Compared to him the other principles are painted in earthy tones. Robards makes his bandit – who switches allegiances and escapes from undefined imprisonment several times in the movie – a jovial, grimy figure with a rogueish temperament. Claudia Cardinale – in what passes for a strong female character at the time – is a whore with a heart of gold who may, or may not be willing to do anything to ensure her own survival (the film is unclear). Is she a ruthless woman using sex as a weapon? Or is she the sort of radiant Earth-mother that the new West needs? Or is she a bit of both?

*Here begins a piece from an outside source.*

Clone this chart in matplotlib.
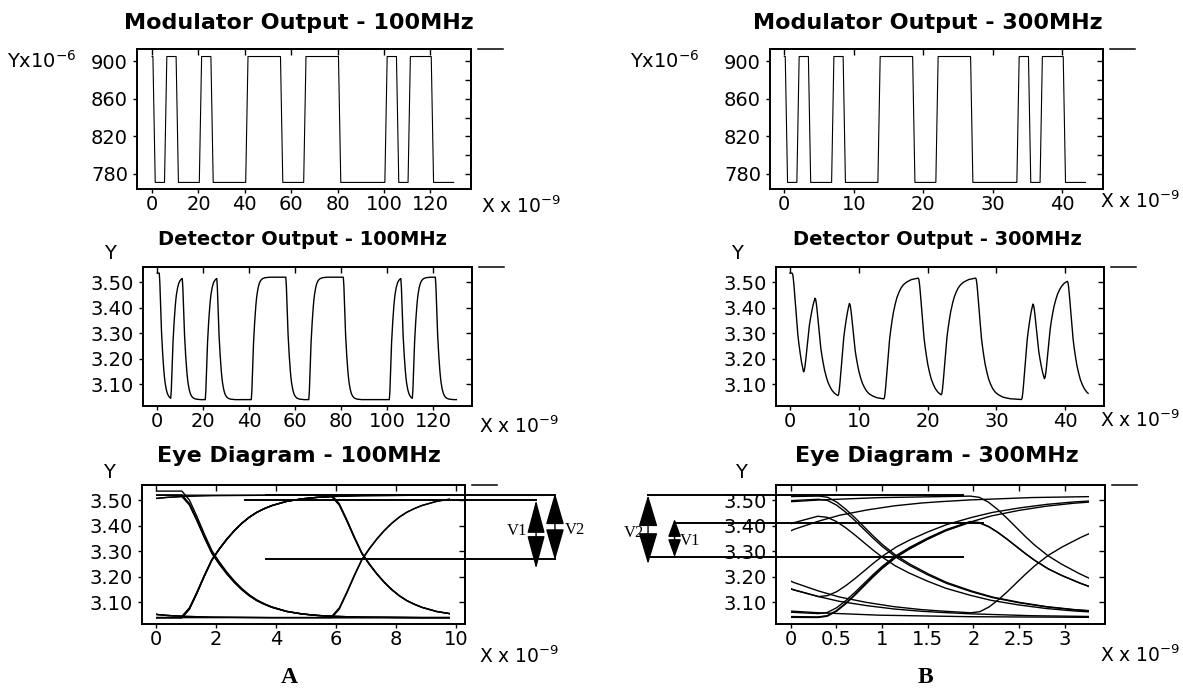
import numpy as np
import matplotlib.pyplot as plt
from matplotlib.patches import Rectangle, FancyArrowPatch, ArrowStyle
from matplotlib.lines import Line2D
from matplotlib.ticker import FormatStrFormatter

W, H = 1183, 690
fig = plt.figure(figsize=(W / 100, H / 100), dpi=100)

# ---- values ----
# start time (ns) of every bit transition; the modulator starts high
edges_100 = [0.86, 5.86, 10.86, 20.86, 25.86, 40.86, 55.86, 65.86, 80.86, 100.86, 105.86, 110.86, 120.86]
edges_300 = [0.30, 1.97, 3.63, 6.97, 8.63, 13.63, 18.63, 21.97, 26.97, 33.63, 35.30, 36.97, 40.30]
t_end_100, t_end_300 = 130.0, 43.33
ramp_100, ramp_300 = 1.0, 0.33
period_100, period_300 = 10.0, 3.333     # eye window = two bits

mod_high, mod_low = 905, 771             # Y x 1e-6
det_start, det_high, det_low = 3.536, 3.52, 3.04

# detector step response: fraction of the step still to go, vs time after a transition
resp_dt_100 = [0, 0.25, 0.5, 0.75, 1.0, 1.25, 1.5, 1.75, 2.0, 2.25, 2.5, 2.75, 3.0, 3.5, 4.0, 4.5, 5.0, 6.0, 8.0, 20.0]
resp_g_100 = [1.0, 0.93, 0.80, 0.66, 0.53, 0.44, 0.36, 0.29, 0.23, 0.18, 0.14, 0.11, 0.085, 0.05, 0.03, 0.018, 0.011, 0.004, 0.0, 0.0]
resp_dt_300 = [0, 0.1, 0.2, 0.3, 0.4, 0.5, 0.6, 0.7, 0.85, 1.0, 1.2, 1.4, 1.67, 1.9, 2.2, 2.5, 2.8, 3.0, 3.33, 4.0, 5.0, 6.67]
resp_g_300 = [1.0, 0.99, 0.95, 0.89, 0.82, 0.745, 0.67, 0.60, 0.51, 0.44, 0.36, 0.29, 0.22, 0.17, 0.125, 0.09, 0.066, 0.055, 0.04, 0.02, 0.0075, 0.001]

# eye diagram markers: V2 top, V1 top, crossing level
eye_lv_100 = [3.52, 3.50, 3.27]
eye_lv_300 = [3.52, 3.41, 3.277]


def modulator(edges, ramp, t_end):
    t, v = [0.0], [mod_high]
    lev = mod_high
    for e in edges:
        new = mod_low if lev == mod_high else mod_high
        t += [e - ramp / 2, e + ramp / 2]
        v += [lev, new]
        lev = new
    t.append(t_end)
    v.append(lev)
    return t, v


def detector(edges, dt_tab, g_tab, t_end):
    bounds = list(edges) + [t_end]
    t, v = [0.0], [det_start]
    lev, target = det_start, det_high
    for i, e in enumerate(edges):
        target = det_low if target == det_high else det_high
        seg = bounds[i + 1] - e
        t.append(e)
        v.append(lev)
        for d, g in zip(dt_tab, g_tab):
            if 0 < d < seg:
                t.append(e + d)
                v.append(target + (lev - target) * g)
        lev = target + (lev - target) * np.interp(seg, dt_tab, g_tab)
    t.append(t_end)
    v.append(lev)
    return np.array(t), np.array(v)


def px_rect(x0, y0, x1, y1):
    return [x0 / W, 1 - y1 / H, (x1 - x0) / W, (y1 - y0) / H]


def fig_text(x, y, s, **kw):
    kw.setdefault('va', 'baseline')
    fig.text(x / W, 1 - y / H, s, **kw)


def frame(ax, xticks, yticks, yminor=(), yfmt=None, xlabels=None):
    ax.set_xticks(xticks)
    if xlabels is not None:
        ax.set_xticklabels(xlabels)
    ax.set_yticks(yticks)
    if yfmt:
        ax.yaxis.set_major_formatter(FormatStrFormatter(yfmt))
    ax.tick_params(direction='out', length=3, width=1, labelsize=14)
    ax.tick_params(axis='x', pad=1.5)
    ax.tick_params(axis='y', pad=3.5)
    for s in ax.spines.values():
        s.set_linewidth(1.4)
    top = ax.secondary_xaxis('top')
    top.set_ticks(xticks)
    top.tick_params(direction='in', length=4, width=1, labeltop=False)
    right = ax.secondary_yaxis('right')
    right.set_ticks(sorted(list(yticks) + list(yminor)))
    right.tick_params(direction='in', length=4, width=1, labelright=False)
    for sec in (top, right):
        for s in sec.spines.values():
            s.set_linewidth(1.4)
    # the short dash right of the top edge
    x1 = ax.get_position().x1
    y1 = ax.get_position().y1
    fig.add_artist(Line2D([x1 + 7 / W, x1 + 32 / W], [y1, y1], color='k', lw=1.1))


def eye(ax, t, v, period, span, first=0):
    n = int(round(t[-1] / period))
    for k in range(first, n):
        ln, = ax.plot(t - k * period, v, color='k', lw=1.0)
        ln.set_clip_path(Rectangle((0, 2.9), span, 0.8, transform=ax.transData))


def varrow(ax, x, y0, y1, hl, hw):
    ax.add_patch(FancyArrowPatch((x, y0), (x, y1),
                                 arrowstyle=ArrowStyle('<|-|>', head_length=hl, head_width=hw),
                                 mutation_scale=1, color='k', lw=1.0,
                                 shrinkA=0, shrinkB=0, clip_on=False))


det_ylim = (3.015, 3.56)
det_yticks = [3.1, 3.2, 3.3, 3.4, 3.5]
ann = dict(color='k', lw=1.4, clip_on=False)
vfont = dict(family='Liberation Serif', fontsize=12, ha='center', va='center')

# ---- column A: 100 MHz ----
t_m, v_m = modulator(edges_100, ramp_100, t_end_100)
ax = fig.add_axes(px_rect(137, 49, 471, 189))
ax.plot(t_m, v_m, color='k', lw=0.8)
ax.set_xlim(-6.5, 137.5)
ax.set_ylim(764, 913)
frame(ax, range(0, 121, 20), [780, 820, 860, 900], [800, 840, 880])

t_d, v_d = detector(edges_100, resp_dt_100, resp_g_100, t_end_100)
ax = fig.add_axes(px_rect(143, 267, 472, 406))
ax.plot(t_d, v_d, color='k', lw=1.0)
ax.set_xlim(-6.2, 136.8)
ax.set_ylim(*det_ylim)
frame(ax, range(0, 121, 20), det_yticks, yfmt='%.2f')

ax = fig.add_axes(px_rect(142, 485, 465, 624))
eye(ax, t_d, v_d, period_100, 0.98 * period_100)
ax.plot([3.67, 13.3], [eye_lv_100[0]] * 2, **ann)
ax.plot([2.97, 12.67], [eye_lv_100[1]] * 2, **ann)
ax.plot([3.67, 13.3], [eye_lv_100[2]] * 2, **ann)
varrow(ax, 12.67, eye_lv_100[1], 3.232, 21, 5.6)
varrow(ax, 13.3, 3.528, 3.265, 20, 5.8)
ax.text(12.05, 3.38, 'V1', **vfont)
ax.text(13.95, 3.385, 'V2', **vfont)
ax.set_xlim(-0.47, 10.3)
ax.set_ylim(*det_ylim)
frame(ax, range(0, 11, 2), det_yticks, yfmt='%.2f')

# ---- column B: 300 MHz ----
t_m, v_m = modulator(edges_300, ramp_300, t_end_300)
ax = fig.add_axes(px_rect(770, 49, 1103, 189))
ax.plot(t_m, v_m, color='k', lw=0.8)
ax.set_xlim(-2.06, 45.86)
ax.set_ylim(764, 913)
frame(ax, range(0, 41, 10), [780, 820, 860, 900], [800, 840, 880])

t_d, v_d = detector(edges_300, resp_dt_300, resp_g_300, t_end_300)
ax = fig.add_axes(px_rect(776, 267, 1104, 406))
ax.plot(t_d, v_d, color='k', lw=1.0)
ax.set_xlim(-2.03, 45.64)
ax.set_ylim(*det_ylim)
frame(ax, range(0, 41, 10), det_yticks, yfmt='%.2f')

ax = fig.add_axes(px_rect(776, 485, 1105, 624))
eye(ax, t_d, v_d, period_300, 0.98 * period_300, first=1)
ax.plot([-1.56, 1.89], [eye_lv_300[0]] * 2, **ann)
ax.plot([-1.27, 2.1], [eye_lv_300[1]] * 2, **ann)
ax.plot([-1.56, 1.89], [eye_lv_300[2]] * 2, **ann)
varrow(ax, -1.56, eye_lv_300[0], 3.25, 20, 6.0)
varrow(ax, -1.27, 3.427, eye_lv_300[2], 11, 4.0)
ax.text(-1.71, 3.37, 'V2', **vfont)
ax.text(-1.10, 3.342, 'V1', **vfont)
ax.set_xlim(-0.16, 3.44)
ax.set_ylim(*det_ylim)
frame(ax, [0, 0.5, 1, 1.5, 2, 2.5, 3], det_yticks, yfmt='%.2f',
      xlabels=['0', '0.5', '1', '1.5', '2', '2.5', '3'])

# ---- titles and axis labels ----
bold = dict(ha='center', fontweight='bold')
fig_text(299, 29, 'Modulator Output - 100MHz', fontsize=16, **bold)
fig_text(928, 29, 'Modulator Output - 300MHz', fontsize=16, **bold)
fig_text(302, 245, 'Detector Output - 100MHz', fontsize=14, **bold)
fig_text(937, 245, 'Detector Output - 300MHz', fontsize=14, **bold)
fig_text(299, 462, 'Eye Diagram - 100MHz', fontsize=16, **bold)
fig_text(937, 462, 'Eye Diagram - 300MHz', fontsize=16, **bold)

fig_text(7, 68, 'Yx10$^{-6}$', ha='left', fontsize=14)
fig_text(630, 68, 'Yx10$^{-6}$', ha='left', fontsize=14)
fig_text(110, 259, 'Y', ha='center', fontsize=14)
fig_text(737, 259, 'Y', ha='center', fontsize=14)
fig_text(109, 478, 'Y', ha='center', fontsize=14)
fig_text(741, 478, 'Y', ha='center', fontsize=14)

xl = 'X x 10$^{-9}$'
xfs = 13.5
fig_text(481, 213, xl, ha='left', fontsize=xfs)
fig_text(1180, 208, xl, ha='right', fontsize=xfs)
fig_text(479, 433, xl, ha='left', fontsize=xfs)
fig_text(1180, 427, xl, ha='right', fontsize=xfs)
fig_text(479, 663, xl, ha='left', fontsize=xfs)
fig_text(1180, 662, xl, ha='right', fontsize=xfs)

fig_text(289, 683, 'A', ha='center', family='Liberation Serif', fontweight='bold', fontsize=17)
fig_text(925, 683, 'B', ha='center', family='Liberation Serif', fontweight='bold', fontsize=17)

fig.savefig('out.png', dpi=100)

The film isn’t really sure.

What it is sure about is that Fonda’s Frank is the meanest of the mean. Looking lean and tough, Fonda revels in the chance to play a villain – and not just any villain, this grinning sadist is so mean the first thing he does is gun down a child on screen. Leone loved Fonda – and above all he wanted those “baby blue” eyes to be the thing the viewers see as unspeakable deeds take place, expecting the cry of “Jesus Christ, that’s Henry Fonda!” Frank is a bully and tirelessly ambitious, and if we never get a real sense of what motivates him, it’s balanced by Fonda’s charismatic viciousness in the role.

It’s a pointer though to the fact that this is not a film about the West – as always the strange mixture of accents, faces and locations never makes the film feel for one moment like a real slice of America – but rather a film that is aiming to reflect the romance of movies. It’s a piece of Americana, that is really a love letter to other films. Perhaps it’s one of the first post-modern films ever made? But really your appreciation of the film can only really be complete if you have seen a lot of Westerns. Then it’s fairy tale like logic, and Leone’s operatic style and languid pace suddenly make sense. It’s not a film deep in meaning, other than perhaps our own love for cinema and the story it tells.